If you have listened to enough sermons over the years, you might have realized that you often hear different preachers using the same illustrations. My dad has always referred to those as “Preaching 101” stories. One of them concerns a church building in a certain community that was on fire. Naturally, that kind of news spreads fast, and the entire community rushed out to see the excitement and watch as the firemen fought the flames. Among those drawn to the spectacle was a non-believer. A church member looking on said to him, “This is the first time I ever saw you run to church.” He replied, “Well, this is the first time the church has been on fire.”
The truth in that statement is, unfortunately, too near the surface to need a lot of elaboration. The church that gets down to business and does the work it is supposed to do will attract people. At no subsequent point in its history has the church experienced growth and success on the scale of the first century. Those believers started from nothing and with nothing, as far as worldly goods were concerned. Yet, by the end of the century, hundreds of thousands of people had been added to the church; benevolence was carried on unlike that which any age since has produced.
How is it that they were able to do so much and accomplish such great things with so little? The answer is simple: they took the message of Jesus to heart. They sought the kingdom of God first. Everything else – their business, their homes, their families, even their own comfort – was secondary. Their real purpose in life was to serve the Lord, to be the body of Christ in continuing his ministry in the world. No sacrifice was too great. No work was too difficult. They were real believers. They were sold on their religion.
And the world saw that and was attracted to it. The early church had favor with all the people (Acts 2:47).

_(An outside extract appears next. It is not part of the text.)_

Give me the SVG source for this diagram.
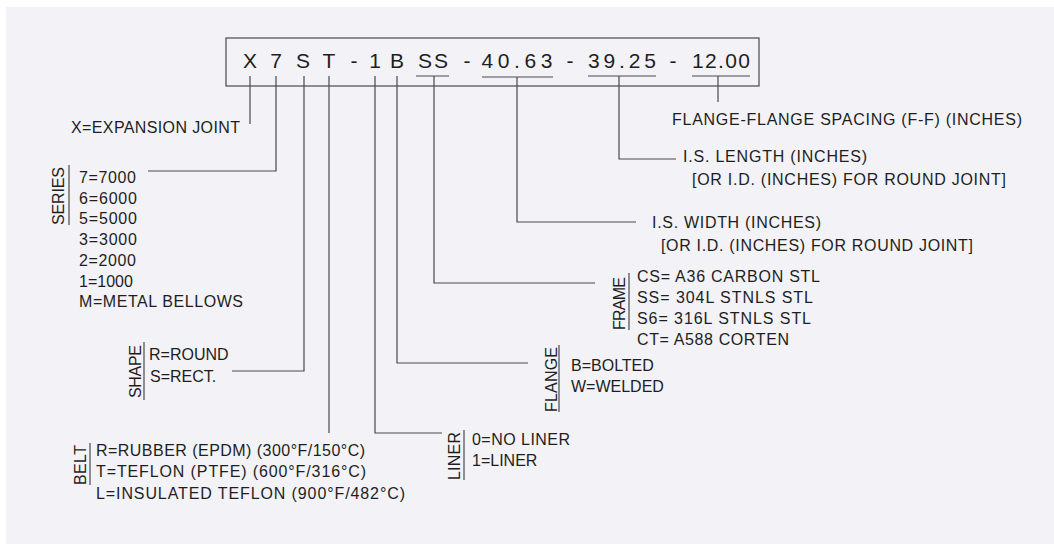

This good report did not come because of a weak and compromising attitude toward the ways of the world. It did not come because of outstanding facilities or groundbreaking programs. It came because they devoted themselves to the apostles’ teaching and the fellowship, to the breaking of bread and the prayers…And all who believed were together and had all things in common. And they were selling their possessions and belongings and distributing the proceeds to all, as any had need. And day by day, attending the temple together and breaking bread in their homes, they received their food with glad and generous hearts. (Acts 2:42, 44-46). People saw the way that they lived and they saw Jesus living in them. They were the shining city on the hill. And as a result, the Lord added to their number day by day those who were being saved (Acts 2:47).
Their example confronts us with a challenge: are we doing everything possible to see that the Lord’s church in Liberty, Texas accomplishes great things for God? Can people look at us and see God being glorified? Will our actions cause outsiders to see our good deeds and glorify God on the day of visitation? (1 Peter 2:12).
If we are to do a great work for the Lord here, we must be on fire! We must be excited about the work of the church, about saving lost souls, about doing good. But getting on fire for God is an individual duty. It is a personal responsibility to be involved in the work and worship of the church. No one else can accomplish it for you; no one can “set you on fire” so to speak.
Often, when we speak of a church that is on fire for God, we get the idea of something that we are far removed from. We think of what others need to do – we sure wish they (whoever they are) would get on fire for God. But let’s make this personal. Are you on fire for God? Is your zeal such as would attract others to Christ? Our community is filled with unchurched people. How many have you simply invited to come and visit with us? And that’s only one, easy example.
Will you take the challenge personally to get on fire for the Lord? When the church catches fire, people will come running.